Today I wore my new jeans for the first time. It's amazing how wearing clothes that actually *fit* make me feel so much better! I felt totally hot today, guys. It's not like I'd even done myself up - I had some bad, bad hair going on - but I wasn't drowing in saggy clothes that were too big.
One of the things I've got to work on is making myself feel attractive and pretty. I need to focus on the things I love about myself, and learn to work on the things I don't.
I used to feel like I didn't need to put in any effort. I was (am) a chubby girl, and in my mind, that meant I was invisible. No one cared if I did my hair in something other than a ponytail; makeup was wasted. After all, no one noticed me. No one was looking at me, anyway.
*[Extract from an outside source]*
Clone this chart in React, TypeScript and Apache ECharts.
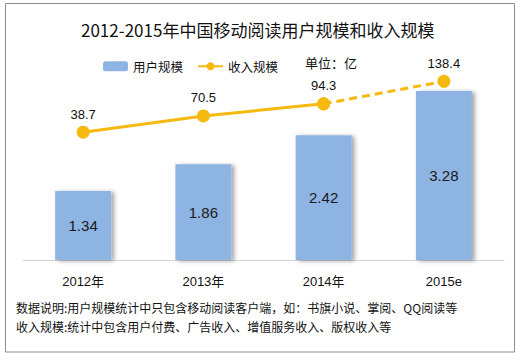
import React, { useEffect, useRef } from "react";
import * as echarts from "echarts";

const categories = ["2012年", "2013年", "2014年", "2015e"];
const userScale = [1.34, 1.86, 2.42, 3.28];
const revenue = [38.7, 70.5, 94.3, 138.4];
const forecastStart = 2;

const titleText = "2012-2015年中国移动阅读用户规模和收入规模";
const unitText = "单位：亿";
const noteLines = [
  "数据说明:用户规模统计中只包含移动阅读客户端，如：书旗小说、掌阅、QQ阅读等",
  "收入规模:统计中包含用户付费、广告收入、增值服务收入、版权收入等",
];

const FONT = "'Liberation Sans', 'Noto Sans CJK SC', sans-serif";
const CJK = "'Noto Sans CJK SC', sans-serif";
const GOLD = "#F5B90F";
const BLUE = "#8EB4E3";

export default function App() {
  const ref = useRef<HTMLDivElement>(null);
  useEffect(() => {
    if (!ref.current) return;
    const chart = echarts.init(ref.current, null, { renderer: "svg" });
    const solid = revenue.map((v, i) => (i <= forecastStart ? v : null));
    const dashed = revenue.map((v, i) => (i >= forecastStart ? v : null));
    chart.setOption({
      animation: false,
      backgroundColor: "#fff",
      textStyle: { fontFamily: FONT },
      title: {
        text: titleText,
        left: 76,
        top: 16,
        textStyle: { fontFamily: CJK, fontSize: 17, fontWeight: "normal", color: "#111" },
      },
      legend: {
        left: 98,
        top: 55,
        itemWidth: 25,
        itemHeight: 10,
        itemGap: 14,
        data: ["用户规模", "收入规模"],
        textStyle: { fontFamily: CJK, fontSize: 12.5, color: "#111" },
      },
      grid: { left: 23, right: 16, top: 54, height: 206 },
      xAxis: {
        type: "category",
        data: categories,
        axisLine: { lineStyle: { color: "#d4d4d4" } },
        axisTick: { show: false },
        axisLabel: { color: "#111", fontSize: 13, margin: 15, fontFamily: FONT },
      },
      yAxis: [
        { type: "value", min: 0, max: 4, show: false, splitLine: { show: false } },
        { type: "value", min: -212, max: 192, show: false, splitLine: { show: false } },
      ],
      series: [
        {
          name: "用户规模",
          type: "bar",
          data: userScale,
          barWidth: 56,
          itemStyle: {
            color: BLUE,
            shadowColor: "rgba(0,0,0,0.35)",
            shadowBlur: 4,
            shadowOffsetX: 3,
            shadowOffsetY: 1,
          },
          label: { show: true, position: "inside", fontSize: 15, color: "#1a1a1a", fontFamily: FONT },
        },
        {
          name: "收入规模",
          type: "line",
          yAxisIndex: 1,
          data: solid,
          symbol: "circle",
          symbolSize: 13,
          lineStyle: { color: GOLD, width: 3 },
          itemStyle: { color: GOLD },
          label: { show: true, position: "top", fontSize: 13, color: "#111", fontFamily: FONT },
        },
        {
          name: "收入规模",
          type: "line",
          yAxisIndex: 1,
          data: dashed,
          symbol: "circle",
          symbolSize: 13,
          lineStyle: { color: GOLD, width: 3, type: [8, 5] },
          itemStyle: { color: GOLD },
          label: {
            show: true,
            position: "top",
            fontSize: 13,
            color: "#111",
            fontFamily: FONT,
            formatter: (p: any) => (p.dataIndex === revenue.length - 1 ? String(p.value) : ""),
          },
        },
      ],
      graphic: [
        {
          type: "rect",
          shape: { x: 5.5, y: 3.5, width: 509, height: 348.5 },
          style: { fill: "none", stroke: "#8c8c8c", lineWidth: 1 },
          silent: true,
        },
        {
          type: "text",
          x: 305,
          y: 56,
          style: { text: unitText, fontFamily: CJK, fontSize: 13, fill: "#111" },
        },
        {
          type: "text",
          x: 16,
          y: 301,
          style: { text: noteLines[0], fontFamily: CJK, fontSize: 12, fill: "#111" },
        },
        {
          type: "text",
          x: 16,
          y: 320,
          style: { text: noteLines[1], fontFamily: CJK, fontSize: 12, fill: "#111" },
        },
      ],
    });
    return () => chart.dispose();
  }, []);
  return (
    <div
      ref={ref}
      style={{ position: "fixed", left: 0, top: 0, width: 520, height: 359 }}
    />
  );
}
Whenever I start a diet, I'd always promise myself a solid makeover once I reached goal. I'd be hot. People wouldn't ignore me anymore.
Now, I'm starting to feel like I need to sass myself up for me. I'm looking at myself. I shouldn't wait until I've reached my goal to make myself over a bit. I'm worth it, right? We all are.
I'm a good-looking girl. I inherited good genes - I've got great skin, huge green eyes, hair that does pretty much whatever I want it to with some effort. I'm tall, and I've got long legs and a defined waist. I'm only going to get hotter, people. With a little more pride in my appearance and some actual effort...lock up your sons!
(uh, I mean that hypothetically, as I'm sure that none of you reading have sons in the 27-35 range, plus, I'm basically married in the eyes of the law anyway to a super duper guy.)